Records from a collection
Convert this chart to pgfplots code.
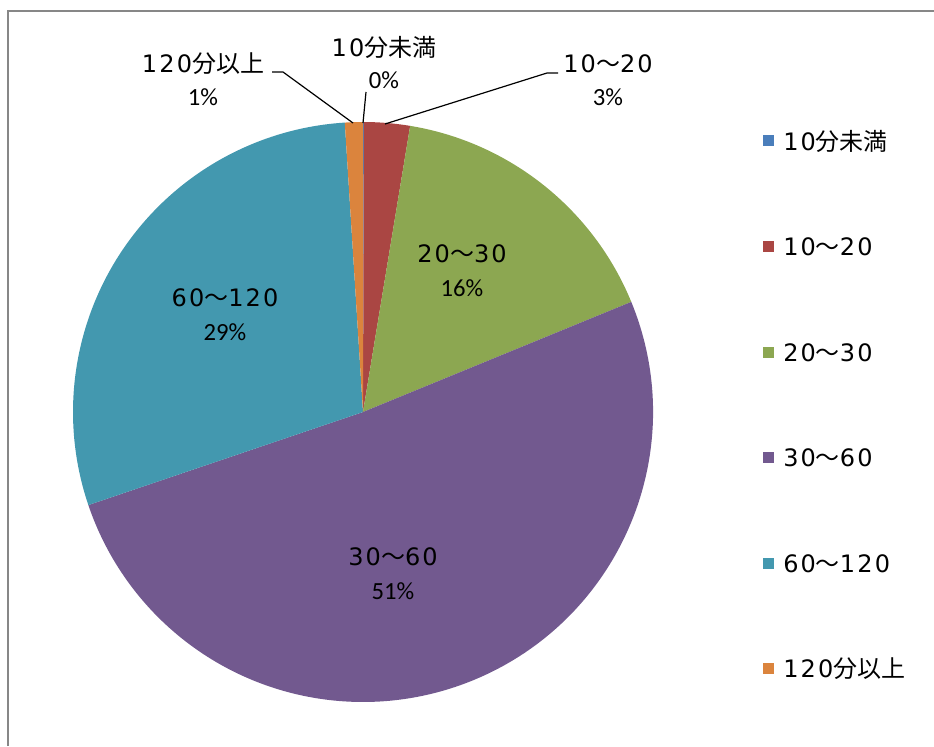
\documentclass[border=0pt]{standalone}
\usepackage{pgfplots}
\pgfplotsset{compat=1.18}
\usepackage{fontspec}
\setmainfont{Carlito}
\newfontfamily\cjk{Noto Sans CJK JP}
\newfontfamily\dg[LetterSpace=9]{DejaVu Sans}
\definecolor{cA}{HTML}{4A7EBB}
\definecolor{cB}{HTML}{AA4643}
\definecolor{cC}{HTML}{8CA751}
\definecolor{cD}{HTML}{72598F}
\definecolor{cE}{HTML}{4398AF}
\definecolor{cF}{HTML}{DB843D}
\definecolor{frame}{HTML}{878787}
\newcommand\lf{\fontsize{18}{20}\selectfont}
\newcommand\pf{\fontsize{18.5}{20}\selectfont}
\begin{document}
\begin{tikzpicture}
\begin{axis}[x=0.75pt,y=0.75pt,xmin=0,xmax=934,ymin=0,ymax=746,hide axis,clip=false]
% slices: percentages 0.05, 2.55, 16.2, 51.0, 29.2, 1.0 (cumulative 0,0.05,2.6,18.8,69.8,99.0,100)
\fill[cA] (axis cs:363,334) -- ++({90-3.6*0}:217.5pt) arc[start angle={90-3.6*0}, end angle={90-3.6*0.05}, radius=217.5pt] -- cycle;
\fill[cB] (axis cs:363,334) -- ++({90-3.6*0.05}:217.5pt) arc[start angle={90-3.6*0.05}, end angle={90-3.6*2.6}, radius=217.5pt] -- cycle;
\fill[cC] (axis cs:363,334) -- ++({90-3.6*2.6}:217.5pt) arc[start angle={90-3.6*2.6}, end angle={90-3.6*18.8}, radius=217.5pt] -- cycle;
\fill[cD] (axis cs:363,334) -- ++({90-3.6*18.8}:217.5pt) arc[start angle={90-3.6*18.8}, end angle={90-3.6*69.8}, radius=217.5pt] -- cycle;
\fill[cE] (axis cs:363,334) -- ++({90-3.6*69.8}:217.5pt) arc[start angle={90-3.6*69.8}, end angle={90-3.6*99.0}, radius=217.5pt] -- cycle;
\fill[cF] (axis cs:363,334) -- ++({90-3.6*99.0}:217.5pt) arc[start angle={90-3.6*99.0}, end angle={90-3.6*100}, radius=217.5pt] -- cycle;
% frame
\draw[frame, line width=1.6pt] (axis cs:8,0) -- (axis cs:8,735) -- (axis cs:934,735);
% leader lines
\draw[black, line width=0.9pt] (axis cs:272,674) -- (axis cs:283,674) -- (axis cs:353,623);
\draw[black, line width=0.9pt] (axis cs:366,654) -- (axis cs:363,623);
\draw[black, line width=0.9pt] (axis cs:558,673) -- (axis cs:547,673) -- (axis cs:385,622);
% data labels
\node[inner sep=0pt] at (axis cs:203,682) {\lf{\dg 120}{\cjk 分以上}};
\node[inner sep=0pt] at (axis cs:203,649) {\pf 1\%};
\node[inner sep=0pt] at (axis cs:384,699) {\lf{\dg 10}{\cjk 分未満}};
\node[inner sep=0pt] at (axis cs:384,666) {\pf 0\%};
\node[inner sep=0pt] at (axis cs:608,682) {\lf{\dg 10}{\cjk ～}{\dg 20}};
\node[inner sep=0pt] at (axis cs:608,649) {\pf 3\%};
\node[inner sep=0pt] at (axis cs:462,492) {\lf{\dg 20}{\cjk ～}{\dg 30}};
\node[inner sep=0pt] at (axis cs:462,458) {\pf 16\%};
\node[inner sep=0pt] at (axis cs:225,448) {\lf{\dg 60}{\cjk ～}{\dg 120}};
\node[inner sep=0pt] at (axis cs:225,414) {\pf 29\%};
\node[inner sep=0pt] at (axis cs:393,189) {\lf{\dg 30}{\cjk ～}{\dg 60}};
\node[inner sep=0pt] at (axis cs:393,155) {\pf 51\%};
% legend
\fill[cA] (axis cs:763,600) rectangle (axis cs:774,611);
\node[anchor=west, inner sep=0pt] at (axis cs:783,605) {\lf{\dg 10}{\cjk 分未満}};
\fill[cB] (axis cs:763,494) rectangle (axis cs:774,505);
\node[anchor=west, inner sep=0pt] at (axis cs:783,499) {\lf{\dg 10}{\cjk ～}{\dg 20}};
\fill[cC] (axis cs:763,388) rectangle (axis cs:774,399);
\node[anchor=west, inner sep=0pt] at (axis cs:783,393) {\lf{\dg 20}{\cjk ～}{\dg 30}};
\fill[cD] (axis cs:763,283) rectangle (axis cs:774,294);
\node[anchor=west, inner sep=0pt] at (axis cs:783,288) {\lf{\dg 30}{\cjk ～}{\dg 60}};
\fill[cE] (axis cs:763,177) rectangle (axis cs:774,188);
\node[anchor=west, inner sep=0pt] at (axis cs:783,182) {\lf{\dg 60}{\cjk ～}{\dg 120}};
\fill[cF] (axis cs:763,72) rectangle (axis cs:774,83);
\node[anchor=west, inner sep=0pt] at (axis cs:783,77) {\lf{\dg 120}{\cjk 分以上}};
\end{axis}
\pgfresetboundingbox
\path (current axis.south west) rectangle (current axis.north east);
\end{tikzpicture}
\end{document}
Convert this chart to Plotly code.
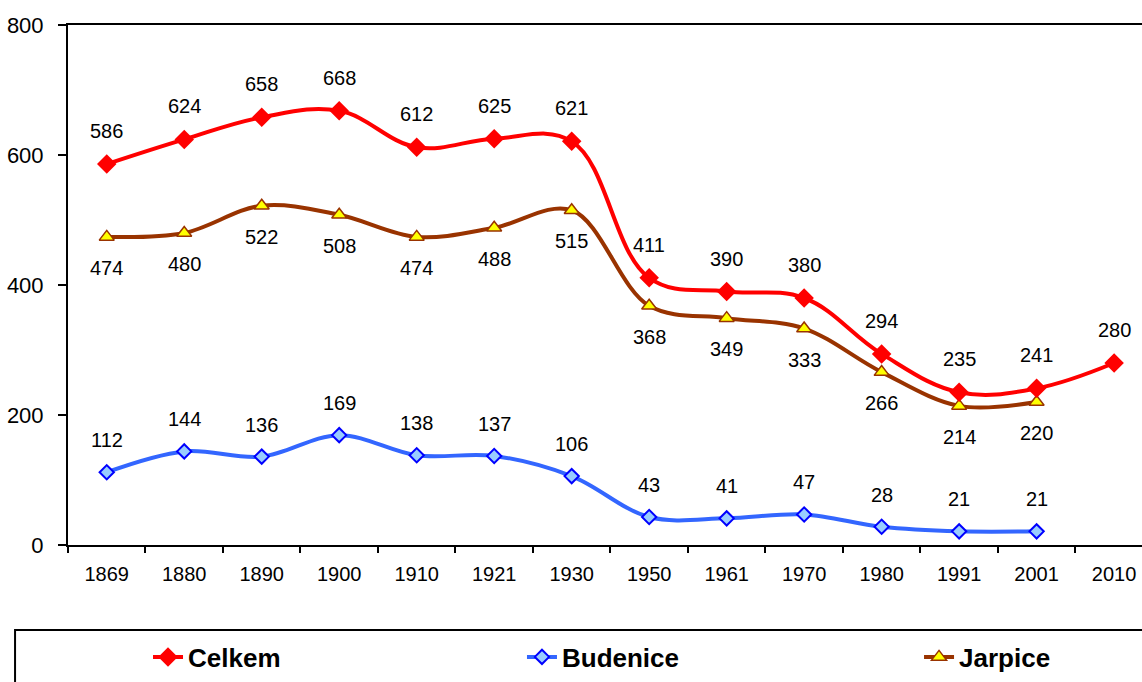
import plotly.graph_objects as go

years = ["1869", "1880", "1890", "1900", "1910", "1921", "1930", "1950", "1961", "1970", "1980", "1991", "2001", "2010"]
celkem = [586, 624, 658, 668, 612, 625, 621, 411, 390, 380, 294, 235, 241, 280]
budenice = [112, 144, 136, 169, 138, 137, 106, 43, 41, 47, 28, 21, 21, None]
jarpice = [474, 480, 522, 508, 474, 488, 515, 368, 349, 333, 266, 214, 220, None]

FONT = "Liberation Sans, Arial, sans-serif"

fig = go.Figure()

fig.add_trace(go.Scatter(
    x=years, y=budenice, name="Budenice", mode="lines+markers",
    line=dict(color="#3366ff", width=4, shape="spline", smoothing=1.0),
    marker=dict(symbol="diamond", size=11, color="#99ccff", line=dict(color="#0000ff", width=2)),
    legend="legend3", connectgaps=False,
))
fig.add_trace(go.Scatter(
    x=years, y=jarpice, name="Jarpice", mode="lines+markers",
    line=dict(color="#993300", width=4, shape="spline", smoothing=1.0),
    marker=dict(symbol="triangle-up", size=13, color="#ffff00", line=dict(color="#993300", width=1.5)),
    legend="legend4", connectgaps=False,
))
fig.add_trace(go.Scatter(
    x=years, y=celkem, name="Celkem", mode="lines+markers",
    line=dict(color="#ff0000", width=4, shape="spline", smoothing=1.1),
    marker=dict(symbol="diamond", size=15, color="#ff0000", line=dict(color="#ff0000", width=0)),
    legend="legend2",
))

annotations = []
for series, shift in ((celkem, 33), (budenice, 32), (jarpice, -31)):
    for i, yv in enumerate(series):
        if yv is None:
            continue
        annotations.append(dict(
            x=i, y=yv, xref="x", yref="y", text=str(yv), showarrow=False, yshift=shift,
            font=dict(family=FONT, size=20, color="black"),
        ))

legend_common = dict(
    orientation="h", yanchor="middle", y=-0.2154, xanchor="left",
    bgcolor="rgba(0,0,0,0)", borderwidth=0,
    font=dict(family=FONT, size=26, color="black", weight="bold"),
)

fig.update_layout(
    width=1142, height=682,
    margin=dict(l=68, r=0, t=25, b=137, pad=0),
    paper_bgcolor="white", plot_bgcolor="white",
    font=dict(family=FONT, size=20, color="black"),
    annotations=annotations,
    showlegend=True,
    legend2=dict(x=0.0745, **legend_common),
    legend3=dict(x=0.4227, **legend_common),
    legend4=dict(x=0.7924, **legend_common),
    shapes=[dict(
        type="rect", xref="paper", yref="paper",
        x0=-0.0493, x1=1.02, y0=-0.1635, y1=-0.35,
        line=dict(color="black", width=2), fillcolor="rgba(0,0,0,0)",
    )],
)

fig.update_xaxes(
    type="category", range=[-0.5, 13.36],
    showline=True, linecolor="black", linewidth=2, mirror=True,
    showgrid=False, zeroline=False,
    ticks="outside", tickson="boundaries", ticklen=6, tickwidth=2, tickcolor="black",
    ticklabelstandoff=10,
    tickfont=dict(family=FONT, size=20, color="black"),
)
fig.update_yaxes(
    range=[0, 800], dtick=200,
    showline=True, linecolor="black", linewidth=2,
    showgrid=False, zeroline=False,
    ticks="outside", ticklen=8, tickwidth=2, tickcolor="black",
    ticklabelstandoff=10,
    tickfont=dict(family=FONT, size=22, color="black"),
)

fig.write_html(
    "out.html",
    config={"displayModeBar": False},
    post_script="document.body.style.margin='0';document.body.style.overflow='hidden';",
)
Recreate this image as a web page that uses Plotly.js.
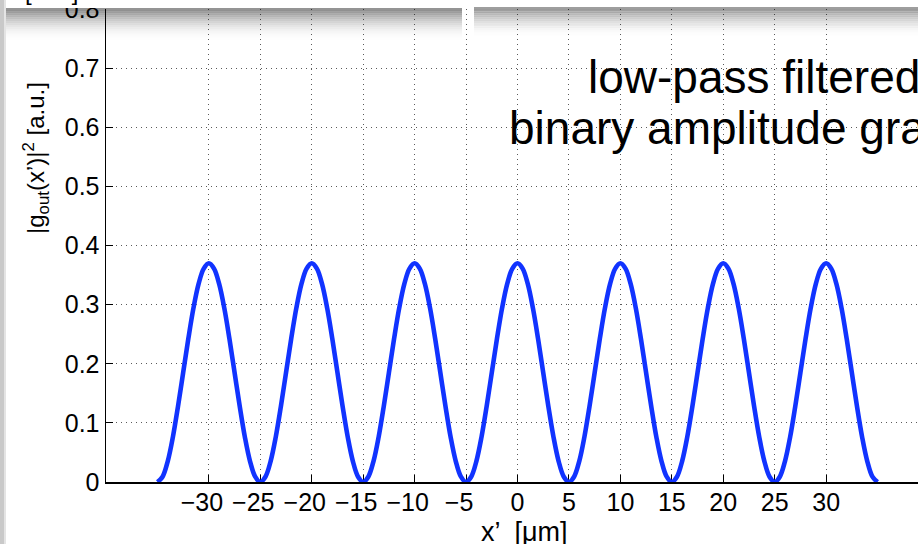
<!DOCTYPE html>
<html>
<head>
<meta charset="utf-8">
<script src="https://cdn.plot.ly/plotly-3.0.1.min.js"></script>
<style>
  html, body { margin: 0; padding: 0; overflow: hidden; background: #fff; }
  #chart { width: 960px; height: 544px; }
</style>
</head>
<body>
<div id="chart"></div>
<script>
// ---- data ----
const xPositions = [
  -35,-34.5,-34,-33.5,-33,-32.5,-32,-31.5,-31,-30.5,-30,-29.5,-29,-28.5,-28,-27.5,-27,-26.5,-26,-25.5,
  -25,-24.5,-24,-23.5,-23,-22.5,-22,-21.5,-21,-20.5,-20,-19.5,-19,-18.5,-18,-17.5,-17,-16.5,-16,-15.5,
  -15,-14.5,-14,-13.5,-13,-12.5,-12,-11.5,-11,-10.5,-10,-9.5,-9,-8.5,-8,-7.5,-7,-6.5,-6,-5.5,
  -5,-4.5,-4,-3.5,-3,-2.5,-2,-1.5,-1,-0.5,0,0.5,1,1.5,2,2.5,3,3.5,4,4.5,
  5,5.5,6,6.5,7,7.5,8,8.5,9,9.5,10,10.5,11,11.5,12,12.5,13,13.5,14,14.5,
  15,15.5,16,16.5,17,17.5,18,18.5,19,19.5,20,20.5,21,21.5,22,22.5,23,23.5,24,24.5,
  25,25.5,26,26.5,27,27.5,28,28.5,29,29.5,30,30.5,31,31.5,32,32.5,33,33.5,34,34.5,35];
const intensity = [
  0.000,0.009,0.035,0.076,0.128,0.185,0.242,0.294,0.335,0.361,0.370,0.361,0.335,0.294,0.242,0.185,0.128,0.076,0.035,0.009,
  0.000,0.009,0.035,0.076,0.128,0.185,0.242,0.294,0.335,0.361,0.370,0.361,0.335,0.294,0.242,0.185,0.128,0.076,0.035,0.009,
  0.000,0.009,0.035,0.076,0.128,0.185,0.242,0.294,0.335,0.361,0.370,0.361,0.335,0.294,0.242,0.185,0.128,0.076,0.035,0.009,
  0.000,0.009,0.035,0.076,0.128,0.185,0.242,0.294,0.335,0.361,0.370,0.361,0.335,0.294,0.242,0.185,0.128,0.076,0.035,0.009,
  0.000,0.009,0.035,0.076,0.128,0.185,0.242,0.294,0.335,0.361,0.370,0.361,0.335,0.294,0.242,0.185,0.128,0.076,0.035,0.009,
  0.000,0.009,0.035,0.076,0.128,0.185,0.242,0.294,0.335,0.361,0.370,0.361,0.335,0.294,0.242,0.185,0.128,0.076,0.035,0.009,
  0.000,0.009,0.035,0.076,0.128,0.185,0.242,0.294,0.335,0.361,0.370,0.361,0.335,0.294,0.242,0.185,0.128,0.076,0.035,0.009,
  0.000];
const xTickNegValues = [-30,-25,-20,-15,-10,-5];
const xTickNegLabels = ['\u221230','\u221225','\u221220','\u221215','\u221210','\u22125'];
const xTickPosValues = [0,5,10,15,20,25,30];
const xTickPosLabels = ['0','5','10','15','20','25','30'];
const yTickValues = [0,0.1,0.2,0.3,0.4,0.5,0.6,0.7,0.8];
const yTickLabels = ['0','0.1','0.2','0.3','0.4','0.5','0.6','0.7','0.8'];
const annotationLines = ['low-pass filtered', 'binary amplitude grating'];
const xTitle = 'x\u2019  [\u03bcm]';
const yTitle = '|g<sub>out</sub>(x\u2019)|<sup>2</sup> [a.u.]';

// ---- layout geometry (pixels) ----
const W = 960, H = 544;
const M = {l: 106, r: 31, t: 9, b: 62};
const PW = W - M.l - M.r, PH = H - M.t - M.b;
const px = x => (x - M.l) / PW;
const py = y => (H - M.b - y) / PH;

const FONT = 'Liberation Sans, Arial, Helvetica, sans-serif';

// ---- decorative slide boxes with drop shadows ----
const shapes = [];
function rect(x0, y0, x1, y1, fill) {
  shapes.push({type: 'rect', xref: 'paper', yref: 'paper', layer: 'above',
    x0: px(x0), x1: px(x1), y0: py(y1), y1: py(y0),
    line: {width: 0}, fillcolor: fill});
}
function shadow(x0, x1, yTop, depth, maxA) {
  const n = 16, h = depth / n;
  for (let i = 0; i < n; i++) {
    const a = maxA * Math.pow(1 - i / n, 2);
    rect(x0, yTop + i * h, x1, yTop + (i + 1) * h + 0.3, 'rgba(0,0,0,' + a.toFixed(3) + ')');
  }
}
shadow(0, 462, 8, 32, 0.42);
shadow(474, W, 7, 30, 0.38);
rect(0, -10, 453, 8, '#ffffff');
rect(481, -10, W, 7, '#ffffff');
rect(0, -10, 4, H + 10, '#c9c9c9');
rect(4, -10, 6, H + 10, '#e4e4e4');

const annotations = [
  {xref: 'paper', yref: 'paper', x: px(754), y: py(77), text: annotationLines[0],
   showarrow: false, xanchor: 'center', yanchor: 'middle',
   font: {family: FONT, size: 46, color: '#000'}},
  {xref: 'paper', yref: 'paper', x: px(754), y: py(128), text: annotationLines[1],
   showarrow: false, xanchor: 'center', yanchor: 'middle',
   font: {family: FONT, size: 46, color: '#000'}},
  {xref: 'paper', yref: 'paper', x: px(36), y: py(158), text: yTitle, textangle: -90,
   showarrow: false, xanchor: 'center', yanchor: 'middle',
   font: {family: FONT, size: 24, color: '#000'}},
  {xref: 'paper', yref: 'paper', x: px(524), y: py(532), text: xTitle,
   showarrow: false, xanchor: 'center', yanchor: 'middle',
   font: {family: FONT, size: 27, color: '#000'}},
  {xref: 'paper', yref: 'paper', x: px(51), y: py(-9), text: '[a.u.]',
   showarrow: false, xanchor: 'center', yanchor: 'middle',
   font: {family: FONT, size: 24, color: '#000'}}
];

const traces = [
  {x: xPositions, y: intensity, type: 'scatter', mode: 'lines',
   line: {color: '#1133ff', width: 4.6, shape: 'spline', smoothing: 1},
   hoverinfo: 'skip'},
  // empty trace so the overlaid axis for the negative tick labels is drawn
  {x: [], y: [], xaxis: 'x2', yaxis: 'y', type: 'scatter', mode: 'lines', hoverinfo: 'skip'}
];

const axisCommon = {
  ticks: 'inside', ticklen: 7, tickwidth: 1, tickcolor: '#000',
  showgrid: true, gridcolor: '#5a5a5a', gridwidth: 1, griddash: '1px,4px',
  zeroline: false, layer: 'below traces', tickangle: 0,
  tickfont: {family: FONT, size: 25, color: '#000'}
};

const layout = {
  width: W, height: H, margin: M,
  paper_bgcolor: '#fff', plot_bgcolor: '#fff',
  showlegend: false,
  xaxis: Object.assign({}, axisCommon, {
    range: [-40, 40], tickmode: 'array', tickvals: xTickPosValues, ticktext: xTickPosLabels,
    showline: true, linecolor: '#000', linewidth: 2, ticklabelstandoff: -3
  }),
  // negative labels: MATLAB centres their digits on the tick, so the minus sticks out left
  xaxis2: Object.assign({}, axisCommon, {
    range: [-40, 40], overlaying: 'x', anchor: 'y', side: 'bottom',
    tickmode: 'array', tickvals: xTickNegValues, ticktext: xTickNegLabels,
    ticklabelshift: -7, showline: true, linecolor: '#000', linewidth: 2,
    ticklabelstandoff: -3
  }),
  yaxis: Object.assign({}, axisCommon, {
    range: [0, 0.8001], tickmode: 'array', tickvals: yTickValues, ticktext: yTickLabels,
    showline: true, linecolor: '#000', linewidth: 1.5
  }),
  shapes: shapes,
  annotations: annotations
};

Plotly.newPlot('chart', traces, layout, {displayModeBar: false, staticPlot: true});
</script>
</body>
</html>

• EXERCISE: All lines holding the word "Convert" should be picked out and copied.

• RESPONSE TO THIS EXERCISE:
Convert this chart to pgfplots code.
Convert this chart to Plotly code.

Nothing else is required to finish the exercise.